I'll try to get some pictures posted soon.
 
So, I took some pictures when I got home last night. The second picture shows how the OD of the O-ring is slightly smaller than the ID of the stainless washer. When compressed between the box and kettle, the washer prevents the O-ring from deforming.

Half Coupling.jpg


Element and washers.jpg


Inside Element Housing.jpg


Close-up of box attached to kettle.jpg
 
epcgordy, excellent pics. Thank you.

So that looks like a 1" half coupling, dimpled "into" the kettle?
 
Right, 1" half coupling, dimpled and soldered. I used a Bayou Classic 62qt. kettle, and making the dimple was a piece of cake. Might be a little more challenging on a keggle, though. What are you planing to use?
 
epcgordy, very nice work! The install looks nice and sturdy. How did you make the dimple? Did you just use a larger version of the classic DIY dimple tool?
 
Going to be using a keggle. Bought an extra 1" full coupling to make a dimple tool. I have some pretty big impact sockets to use as the backer.

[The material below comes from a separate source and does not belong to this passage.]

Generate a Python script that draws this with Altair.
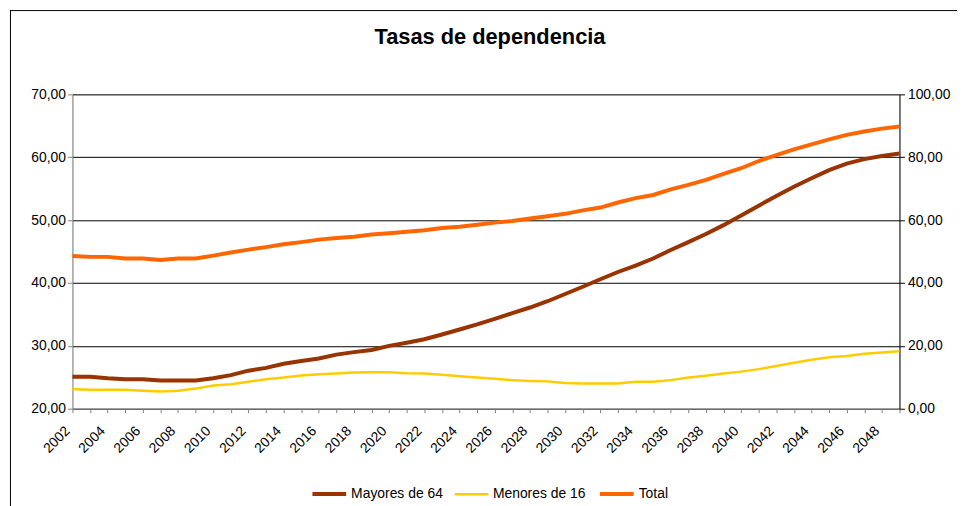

You dimpled into the kettle correct?
 
epcgordy, very nice work! The install looks nice and sturdy. How did you make the dimple? Did you just use a larger version of the classic DIY dimple tool?

Ajgeo, I made the tool described in the Soldering Stainless Steel thread. I used the same bolr/nut set-up, and just changed the tapered fitting and the larger receiver.
 
SmokingDog,

Yeah, I dimpled from the outside in. Mainly just because I preferred to do the soldering on the outside, where I could see what what the solder was doing as I was going.

One cool thing I discovered in making the tool was a way to keep the tapered piece straight on the bolt. I pressed a 1/2 in. CPVC to 1/2 in. NPT adapter fitting that I had into the tapered fitting. I used JB Weld to fill the space around it from the large end, then topped it off with a 1/2 in. stainless washer. In the CPVC pipe end, I pressed home a short piece of 1/2 in. copper pipe. It fits my 1/2 in bolt like a glove, and stays in alignment no problem. Maybe you can adapt something like that to keep your coupling straight on the bolt. Without something like that, it wants to wobble all over the place, making it pretty easy to mess up the kettle.
 
epcgordy. What size hole did you make for the coupling? 1-1/4? I did the same thing regarding the dimpling tool, I got a 1"-1-1/4" SS weld reducer and a 2" Black steel coupler. But I have not made the hole in the kettle yet.
 
epcgordy. What size hole did you make for the coupling? 1-1/4? I did the same thing regarding the dimpling tool, I got a 1"-1-1/4" SS weld reducer and a 2" Black steel coupler. But I have not made the hole in the kettle yet.

I used a Greenlee punch, 1 1/4 in hole. It went through the Bayou Classic like butter. On a keggle, 1 1/4 might be a tad on the small side. Seemed like the dimple was pretty deep, had to move a pretty large area of the kettle wall. I'd recommend testing on piece of scrap if you can something. I found an old stainless double boiler insert at the local thrift store for a couple of bucks. Now it looks like a sieve from all the tests I did!
 
Thanks for the tip. Pretty self explanatory, but got a pic of it?

Got a few pix last night. The first one shows the type of CPVC pipe to male pipe thread adapter that I pressed into the tapered stainless fitting. Then, I filled around it with JB Weld from the large end, and topped it off with a couple of stainless washers epoxied in. The next one shows the small end, with a short piece of 1/2 in. copper pipe pressed into the CPVC pipe end. It fit perfectly, I didn't even glue it. For the receiving end, I used a 2 in. ABS plastic pipe coupling, cut down in length. Topped that off with a very short piece of ABS pipe glued into a ABS pipe cap, with a hole drilled for the bolt.

CPVC Fitting.jpg


Tapered fittiing.jpg


Tapered fitting small end.jpg


Receiver.jpg
 
Epcgordy,

Those solder connections look good. Quick question, based on some of the other posts in this thread - the straight threads of the heating element fit the tapered threads of the coupling without an issue?

Thanks



So, I took some pictures when I got home last night. The second picture shows how the OD of the O-ring is slightly smaller than the ID of the stainless washer. When compressed between the box and kettle, the washer prevents the O-ring from deforming.